■ **GOAL**: Search the material below for the string "image" and extract each line that has it.

■ **DATASET CONTENT**:
**********
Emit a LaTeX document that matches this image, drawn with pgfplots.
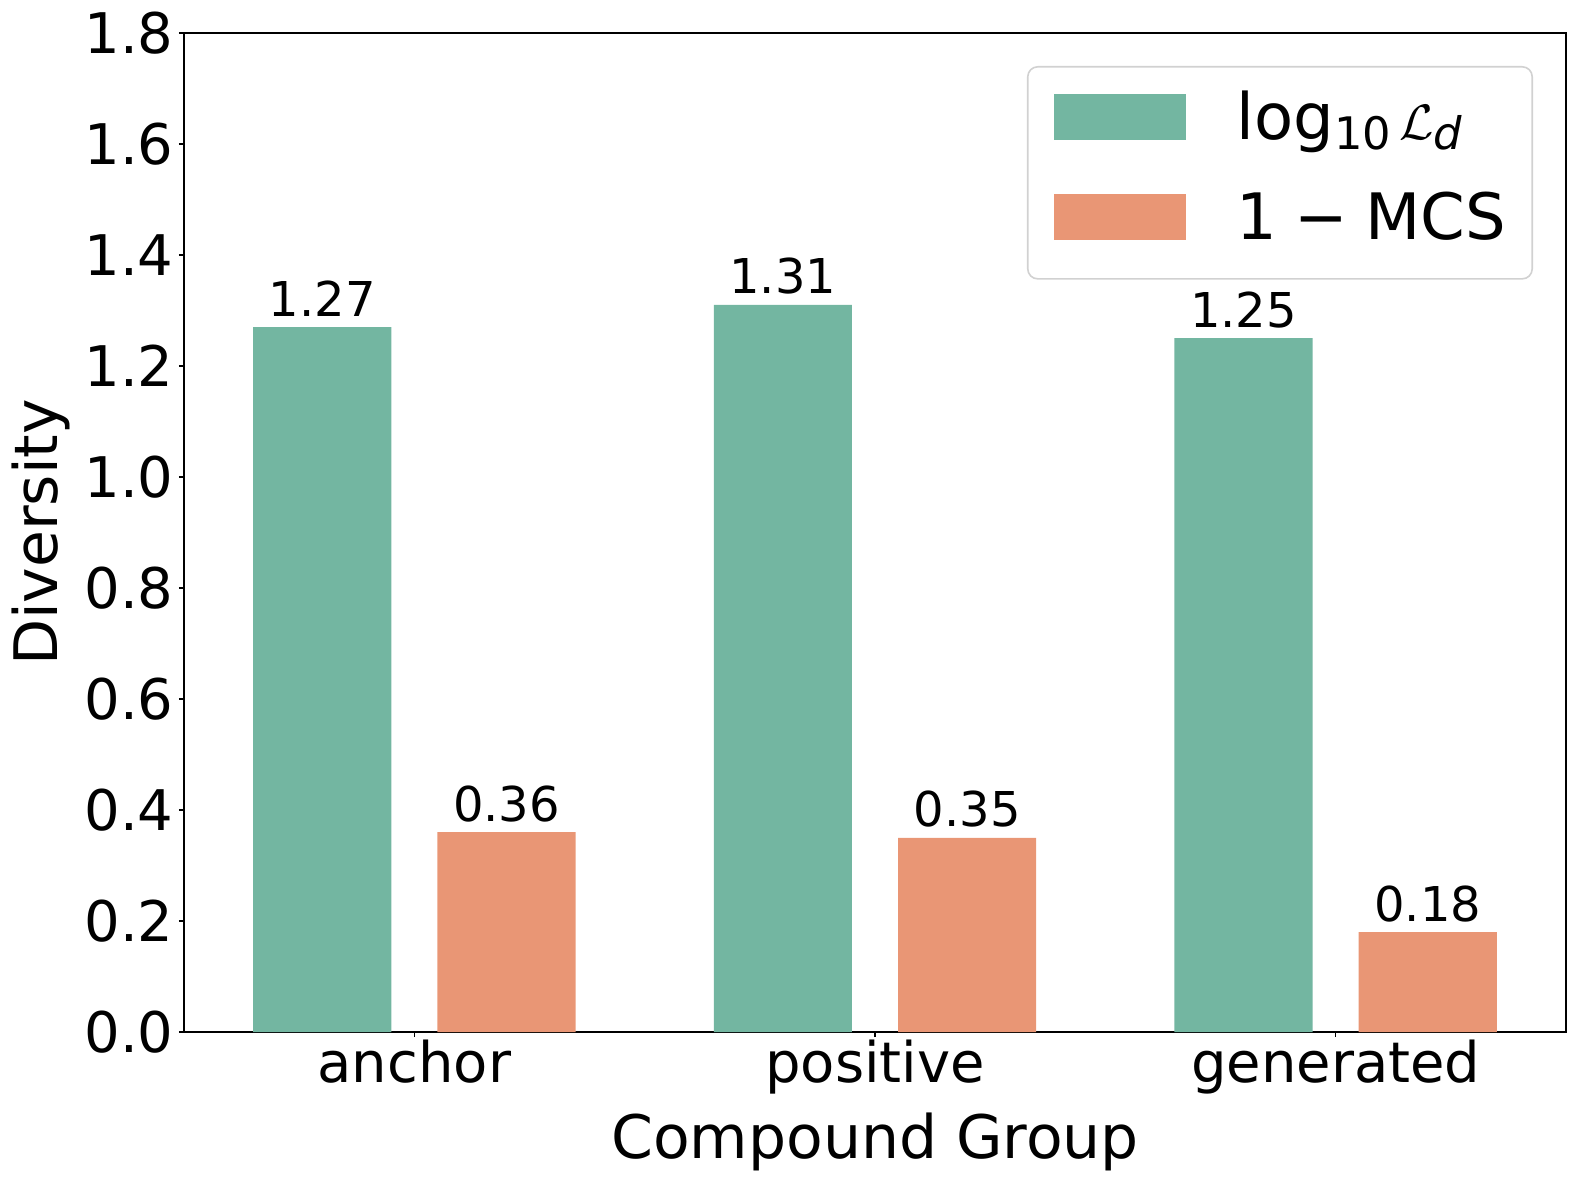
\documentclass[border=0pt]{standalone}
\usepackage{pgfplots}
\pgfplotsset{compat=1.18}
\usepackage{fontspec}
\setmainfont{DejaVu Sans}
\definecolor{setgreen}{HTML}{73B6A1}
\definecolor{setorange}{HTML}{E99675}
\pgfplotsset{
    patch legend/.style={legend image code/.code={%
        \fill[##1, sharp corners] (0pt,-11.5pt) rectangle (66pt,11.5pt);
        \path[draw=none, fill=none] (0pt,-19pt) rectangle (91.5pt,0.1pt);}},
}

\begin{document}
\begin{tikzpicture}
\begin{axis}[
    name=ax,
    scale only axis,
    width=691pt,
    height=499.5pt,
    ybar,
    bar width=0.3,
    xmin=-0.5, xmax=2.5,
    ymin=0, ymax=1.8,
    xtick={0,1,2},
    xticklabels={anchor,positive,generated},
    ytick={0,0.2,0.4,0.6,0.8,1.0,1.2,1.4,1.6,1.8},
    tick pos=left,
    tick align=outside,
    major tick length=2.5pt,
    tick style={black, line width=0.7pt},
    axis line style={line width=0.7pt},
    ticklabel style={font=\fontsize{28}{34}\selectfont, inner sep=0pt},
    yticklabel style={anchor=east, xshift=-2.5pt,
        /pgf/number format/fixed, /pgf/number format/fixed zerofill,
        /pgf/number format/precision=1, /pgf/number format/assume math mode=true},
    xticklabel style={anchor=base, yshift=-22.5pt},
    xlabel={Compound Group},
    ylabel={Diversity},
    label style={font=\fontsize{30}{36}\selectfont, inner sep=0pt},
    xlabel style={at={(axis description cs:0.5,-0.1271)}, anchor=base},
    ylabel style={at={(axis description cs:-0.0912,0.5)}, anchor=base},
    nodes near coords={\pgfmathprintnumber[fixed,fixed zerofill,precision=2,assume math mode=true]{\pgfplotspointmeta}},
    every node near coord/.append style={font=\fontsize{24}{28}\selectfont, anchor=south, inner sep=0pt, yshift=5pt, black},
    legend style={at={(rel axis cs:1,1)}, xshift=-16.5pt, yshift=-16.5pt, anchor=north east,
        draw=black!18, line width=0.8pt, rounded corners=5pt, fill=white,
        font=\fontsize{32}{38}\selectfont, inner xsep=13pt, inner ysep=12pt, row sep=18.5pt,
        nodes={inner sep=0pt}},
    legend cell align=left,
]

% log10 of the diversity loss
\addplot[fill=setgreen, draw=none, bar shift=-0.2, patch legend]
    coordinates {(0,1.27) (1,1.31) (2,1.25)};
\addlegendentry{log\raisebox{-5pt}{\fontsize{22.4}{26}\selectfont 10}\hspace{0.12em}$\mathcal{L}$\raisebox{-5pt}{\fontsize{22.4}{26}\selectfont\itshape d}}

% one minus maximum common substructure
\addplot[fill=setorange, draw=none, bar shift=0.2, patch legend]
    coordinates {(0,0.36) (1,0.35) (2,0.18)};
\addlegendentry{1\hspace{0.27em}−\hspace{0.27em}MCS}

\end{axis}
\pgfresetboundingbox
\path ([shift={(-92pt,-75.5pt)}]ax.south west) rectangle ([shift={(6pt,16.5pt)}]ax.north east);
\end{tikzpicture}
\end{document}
**********
■ **ANSWER TO THE EXERCISE**:
Emit a LaTeX document that matches this image, drawn with pgfplots.
    patch legend/.style={legend image code/.code={%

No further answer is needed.